### EXERCISE OBJECTIVE:
Omit all images, then return the remaining material exactly as it stands.

### Dataset items:
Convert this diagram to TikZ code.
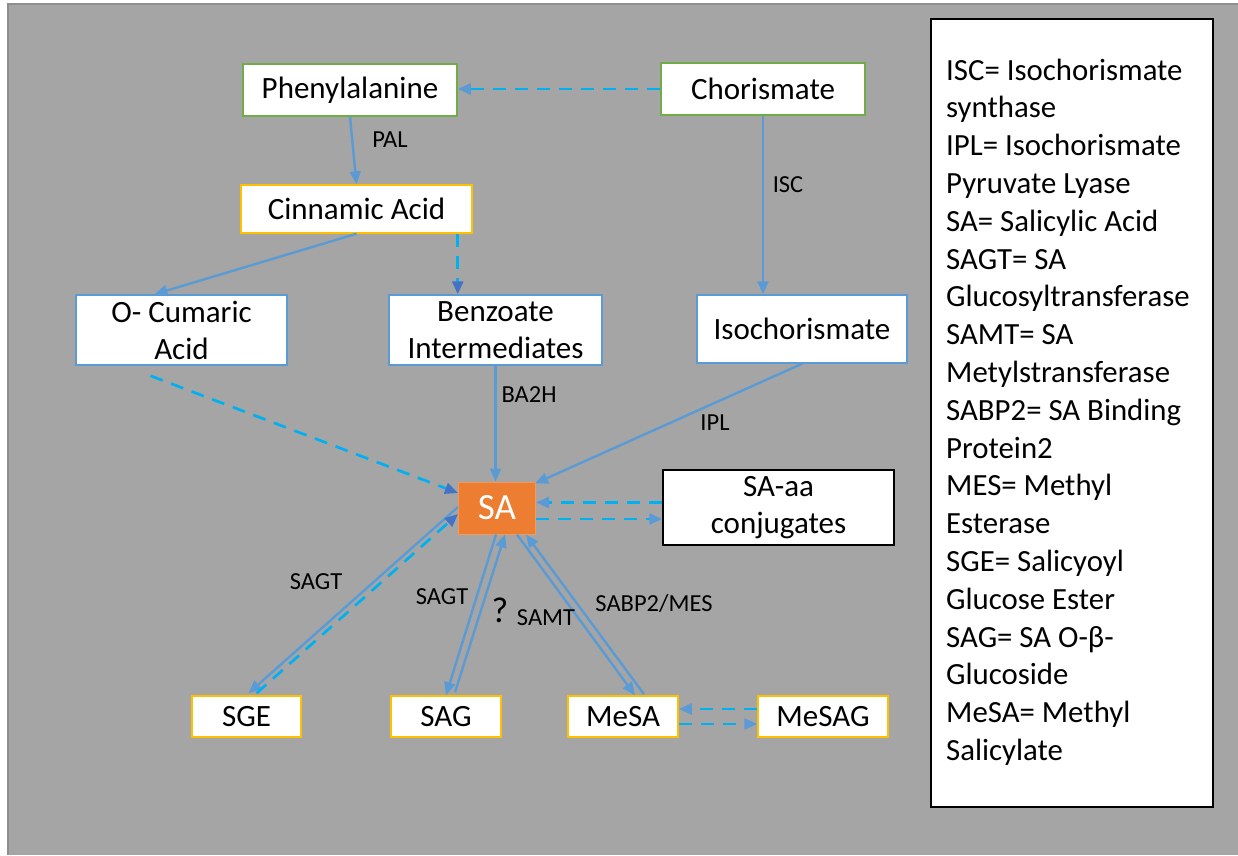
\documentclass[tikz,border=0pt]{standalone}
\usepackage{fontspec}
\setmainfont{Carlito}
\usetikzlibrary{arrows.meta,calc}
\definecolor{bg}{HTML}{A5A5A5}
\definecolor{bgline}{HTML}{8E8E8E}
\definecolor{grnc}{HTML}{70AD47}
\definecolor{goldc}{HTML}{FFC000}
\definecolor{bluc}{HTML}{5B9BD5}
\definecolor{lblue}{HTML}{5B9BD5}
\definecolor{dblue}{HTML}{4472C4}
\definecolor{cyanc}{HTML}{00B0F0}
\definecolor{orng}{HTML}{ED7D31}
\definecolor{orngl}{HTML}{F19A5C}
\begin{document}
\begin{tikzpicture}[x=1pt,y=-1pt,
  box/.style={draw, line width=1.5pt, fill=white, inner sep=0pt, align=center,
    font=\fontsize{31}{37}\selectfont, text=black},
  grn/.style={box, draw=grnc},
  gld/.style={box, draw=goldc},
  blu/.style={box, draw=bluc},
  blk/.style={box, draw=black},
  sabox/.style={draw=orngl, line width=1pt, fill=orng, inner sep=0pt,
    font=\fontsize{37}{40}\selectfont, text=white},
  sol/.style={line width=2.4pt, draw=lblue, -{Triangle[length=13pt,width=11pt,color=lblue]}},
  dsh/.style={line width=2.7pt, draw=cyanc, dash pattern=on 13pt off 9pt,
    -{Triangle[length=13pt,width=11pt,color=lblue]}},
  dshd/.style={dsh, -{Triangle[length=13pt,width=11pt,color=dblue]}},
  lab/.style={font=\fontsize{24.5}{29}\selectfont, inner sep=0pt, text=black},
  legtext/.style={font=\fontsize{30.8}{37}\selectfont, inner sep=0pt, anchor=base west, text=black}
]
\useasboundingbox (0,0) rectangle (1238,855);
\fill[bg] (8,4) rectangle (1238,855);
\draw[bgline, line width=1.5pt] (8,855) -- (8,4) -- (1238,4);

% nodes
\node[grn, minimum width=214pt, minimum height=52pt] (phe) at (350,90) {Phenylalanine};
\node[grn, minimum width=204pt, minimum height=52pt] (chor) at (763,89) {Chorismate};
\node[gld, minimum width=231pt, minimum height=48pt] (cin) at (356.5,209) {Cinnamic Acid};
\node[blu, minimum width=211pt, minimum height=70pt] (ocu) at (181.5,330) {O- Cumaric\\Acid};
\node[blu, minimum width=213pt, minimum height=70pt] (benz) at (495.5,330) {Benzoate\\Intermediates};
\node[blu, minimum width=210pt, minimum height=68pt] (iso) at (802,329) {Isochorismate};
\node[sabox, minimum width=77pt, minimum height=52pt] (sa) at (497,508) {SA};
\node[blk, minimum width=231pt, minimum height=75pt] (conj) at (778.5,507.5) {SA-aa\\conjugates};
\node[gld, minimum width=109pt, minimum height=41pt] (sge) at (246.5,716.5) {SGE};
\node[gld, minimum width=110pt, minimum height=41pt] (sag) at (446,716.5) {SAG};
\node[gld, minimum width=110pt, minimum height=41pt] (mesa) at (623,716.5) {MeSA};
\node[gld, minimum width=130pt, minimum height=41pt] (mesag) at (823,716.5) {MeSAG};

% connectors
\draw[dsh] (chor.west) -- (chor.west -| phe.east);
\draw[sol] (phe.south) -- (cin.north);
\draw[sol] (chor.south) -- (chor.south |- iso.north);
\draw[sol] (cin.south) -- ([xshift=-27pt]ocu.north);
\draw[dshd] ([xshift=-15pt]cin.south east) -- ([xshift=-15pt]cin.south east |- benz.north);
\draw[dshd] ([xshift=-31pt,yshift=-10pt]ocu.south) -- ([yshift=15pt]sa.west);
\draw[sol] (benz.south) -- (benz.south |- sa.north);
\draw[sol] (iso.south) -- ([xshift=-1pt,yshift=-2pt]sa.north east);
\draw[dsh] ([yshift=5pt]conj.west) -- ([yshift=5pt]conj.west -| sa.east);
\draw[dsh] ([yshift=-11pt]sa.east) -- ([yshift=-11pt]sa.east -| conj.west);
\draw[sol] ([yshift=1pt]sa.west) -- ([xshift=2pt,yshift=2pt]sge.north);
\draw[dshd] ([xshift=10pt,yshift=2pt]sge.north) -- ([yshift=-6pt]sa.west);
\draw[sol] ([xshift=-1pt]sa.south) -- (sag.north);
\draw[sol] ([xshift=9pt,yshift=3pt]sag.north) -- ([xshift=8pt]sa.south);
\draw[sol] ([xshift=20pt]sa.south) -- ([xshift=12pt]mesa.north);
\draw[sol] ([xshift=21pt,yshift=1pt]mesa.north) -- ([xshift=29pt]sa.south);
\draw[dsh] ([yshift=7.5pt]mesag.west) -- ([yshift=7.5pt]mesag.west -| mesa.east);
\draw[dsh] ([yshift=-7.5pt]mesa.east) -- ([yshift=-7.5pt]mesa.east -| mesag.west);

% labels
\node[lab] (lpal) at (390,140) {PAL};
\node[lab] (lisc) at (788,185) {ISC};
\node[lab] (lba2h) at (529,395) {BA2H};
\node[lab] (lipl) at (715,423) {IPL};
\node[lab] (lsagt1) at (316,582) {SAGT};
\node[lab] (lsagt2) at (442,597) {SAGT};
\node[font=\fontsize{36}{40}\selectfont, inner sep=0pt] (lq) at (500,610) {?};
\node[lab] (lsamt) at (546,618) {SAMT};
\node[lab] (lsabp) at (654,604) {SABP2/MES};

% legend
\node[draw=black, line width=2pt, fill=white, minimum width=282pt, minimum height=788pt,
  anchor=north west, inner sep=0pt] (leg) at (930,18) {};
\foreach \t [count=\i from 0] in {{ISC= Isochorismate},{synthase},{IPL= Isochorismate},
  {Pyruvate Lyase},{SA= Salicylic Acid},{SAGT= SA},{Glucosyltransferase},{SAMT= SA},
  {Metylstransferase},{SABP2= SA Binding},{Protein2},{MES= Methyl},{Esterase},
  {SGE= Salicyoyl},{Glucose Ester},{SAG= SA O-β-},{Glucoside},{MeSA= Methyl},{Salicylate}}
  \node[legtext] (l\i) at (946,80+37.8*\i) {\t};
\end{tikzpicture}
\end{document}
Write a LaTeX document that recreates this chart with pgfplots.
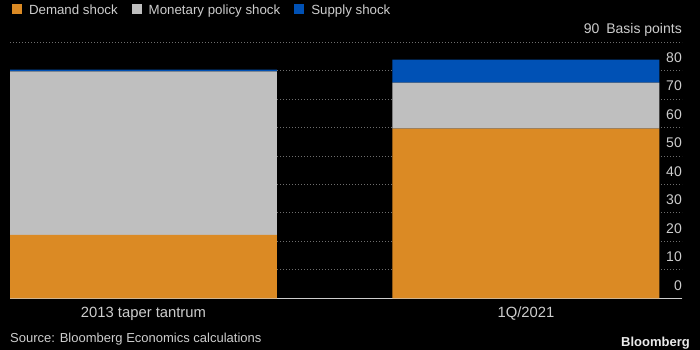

### OUTPUT FOR THIS TASK:
Convert this diagram to TikZ code.
\documentclass[tikz,border=0pt]{standalone}
\usepackage{fontspec}
\setmainfont{Carlito}
\usetikzlibrary{arrows.meta,calc}
\definecolor{bg}{HTML}{A5A5A5}
\definecolor{bgline}{HTML}{8E8E8E}
\definecolor{grnc}{HTML}{70AD47}
\definecolor{goldc}{HTML}{FFC000}
\definecolor{bluc}{HTML}{5B9BD5}
\definecolor{lblue}{HTML}{5B9BD5}
\definecolor{dblue}{HTML}{4472C4}
\definecolor{cyanc}{HTML}{00B0F0}
\definecolor{orng}{HTML}{ED7D31}
\definecolor{orngl}{HTML}{F19A5C}
\begin{document}
\begin{tikzpicture}[x=1pt,y=-1pt,
  box/.style={draw, line width=1.5pt, fill=white, inner sep=0pt, align=center,
    font=\fontsize{31}{37}\selectfont, text=black},
  grn/.style={box, draw=grnc},
  gld/.style={box, draw=goldc},
  blu/.style={box, draw=bluc},
  blk/.style={box, draw=black},
  sabox/.style={draw=orngl, line width=1pt, fill=orng, inner sep=0pt,
    font=\fontsize{37}{40}\selectfont, text=white},
  sol/.style={line width=2.4pt, draw=lblue, -{Triangle[length=13pt,width=11pt,color=lblue]}},
  dsh/.style={line width=2.7pt, draw=cyanc, dash pattern=on 13pt off 9pt,
    -{Triangle[length=13pt,width=11pt,color=lblue]}},
  dshd/.style={dsh, -{Triangle[length=13pt,width=11pt,color=dblue]}},
  lab/.style={font=\fontsize{24.5}{29}\selectfont, inner sep=0pt, text=black},
  legtext/.style={font=\fontsize{30.8}{37}\selectfont, inner sep=0pt, anchor=base west, text=black}
]
\useasboundingbox (0,0) rectangle (1238,855);
\fill[bg] (8,4) rectangle (1238,855);
\draw[bgline, line width=1.5pt] (8,855) -- (8,4) -- (1238,4);

% nodes
\node[grn, minimum width=214pt, minimum height=52pt] (phe) at (350,90) {Phenylalanine};
\node[grn, minimum width=204pt, minimum height=52pt] (chor) at (763,89) {Chorismate};
\node[gld, minimum width=231pt, minimum height=48pt] (cin) at (356.5,209) {Cinnamic Acid};
\node[blu, minimum width=211pt, minimum height=70pt] (ocu) at (181.5,330) {O- Cumaric\\Acid};
\node[blu, minimum width=213pt, minimum height=70pt] (benz) at (495.5,330) {Benzoate\\Intermediates};
\node[blu, minimum width=210pt, minimum height=68pt] (iso) at (802,329) {Isochorismate};
\node[sabox, minimum width=77pt, minimum height=52pt] (sa) at (497,508) {SA};
\node[blk, minimum width=231pt, minimum height=75pt] (conj) at (778.5,507.5) {SA-aa\\conjugates};
\node[gld, minimum width=109pt, minimum height=41pt] (sge) at (246.5,716.5) {SGE};
\node[gld, minimum width=110pt, minimum height=41pt] (sag) at (446,716.5) {SAG};
\node[gld, minimum width=110pt, minimum height=41pt] (mesa) at (623,716.5) {MeSA};
\node[gld, minimum width=130pt, minimum height=41pt] (mesag) at (823,716.5) {MeSAG};

% connectors
\draw[dsh] (chor.west) -- (chor.west -| phe.east);
\draw[sol] (phe.south) -- (cin.north);
\draw[sol] (chor.south) -- (chor.south |- iso.north);
\draw[sol] (cin.south) -- ([xshift=-27pt]ocu.north);
\draw[dshd] ([xshift=-15pt]cin.south east) -- ([xshift=-15pt]cin.south east |- benz.north);
\draw[dshd] ([xshift=-31pt,yshift=-10pt]ocu.south) -- ([yshift=15pt]sa.west);
\draw[sol] (benz.south) -- (benz.south |- sa.north);
\draw[sol] (iso.south) -- ([xshift=-1pt,yshift=-2pt]sa.north east);
\draw[dsh] ([yshift=5pt]conj.west) -- ([yshift=5pt]conj.west -| sa.east);
\draw[dsh] ([yshift=-11pt]sa.east) -- ([yshift=-11pt]sa.east -| conj.west);
\draw[sol] ([yshift=1pt]sa.west) -- ([xshift=2pt,yshift=2pt]sge.north);
\draw[dshd] ([xshift=10pt,yshift=2pt]sge.north) -- ([yshift=-6pt]sa.west);
\draw[sol] ([xshift=-1pt]sa.south) -- (sag.north);
\draw[sol] ([xshift=9pt,yshift=3pt]sag.north) -- ([xshift=8pt]sa.south);
\draw[sol] ([xshift=20pt]sa.south) -- ([xshift=12pt]mesa.north);
\draw[sol] ([xshift=21pt,yshift=1pt]mesa.north) -- ([xshift=29pt]sa.south);
\draw[dsh] ([yshift=7.5pt]mesag.west) -- ([yshift=7.5pt]mesag.west -| mesa.east);
\draw[dsh] ([yshift=-7.5pt]mesa.east) -- ([yshift=-7.5pt]mesa.east -| mesag.west);

% labels
\node[lab] (lpal) at (390,140) {PAL};
\node[lab] (lisc) at (788,185) {ISC};
\node[lab] (lba2h) at (529,395) {BA2H};
\node[lab] (lipl) at (715,423) {IPL};
\node[lab] (lsagt1) at (316,582) {SAGT};
\node[lab] (lsagt2) at (442,597) {SAGT};
\node[font=\fontsize{36}{40}\selectfont, inner sep=0pt] (lq) at (500,610) {?};
\node[lab] (lsamt) at (546,618) {SAMT};
\node[lab] (lsabp) at (654,604) {SABP2/MES};

% legend
\node[draw=black, line width=2pt, fill=white, minimum width=282pt, minimum height=788pt,
  anchor=north west, inner sep=0pt] (leg) at (930,18) {};
\foreach \t [count=\i from 0] in {{ISC= Isochorismate},{synthase},{IPL= Isochorismate},
  {Pyruvate Lyase},{SA= Salicylic Acid},{SAGT= SA},{Glucosyltransferase},{SAMT= SA},
  {Metylstransferase},{SABP2= SA Binding},{Protein2},{MES= Methyl},{Esterase},
  {SGE= Salicyoyl},{Glucose Ester},{SAG= SA O-β-},{Glucoside},{MeSA= Methyl},{Salicylate}}
  \node[legtext] (l\i) at (946,80+37.8*\i) {\t};
\end{tikzpicture}
\end{document}
Write a LaTeX document that recreates this chart with pgfplots.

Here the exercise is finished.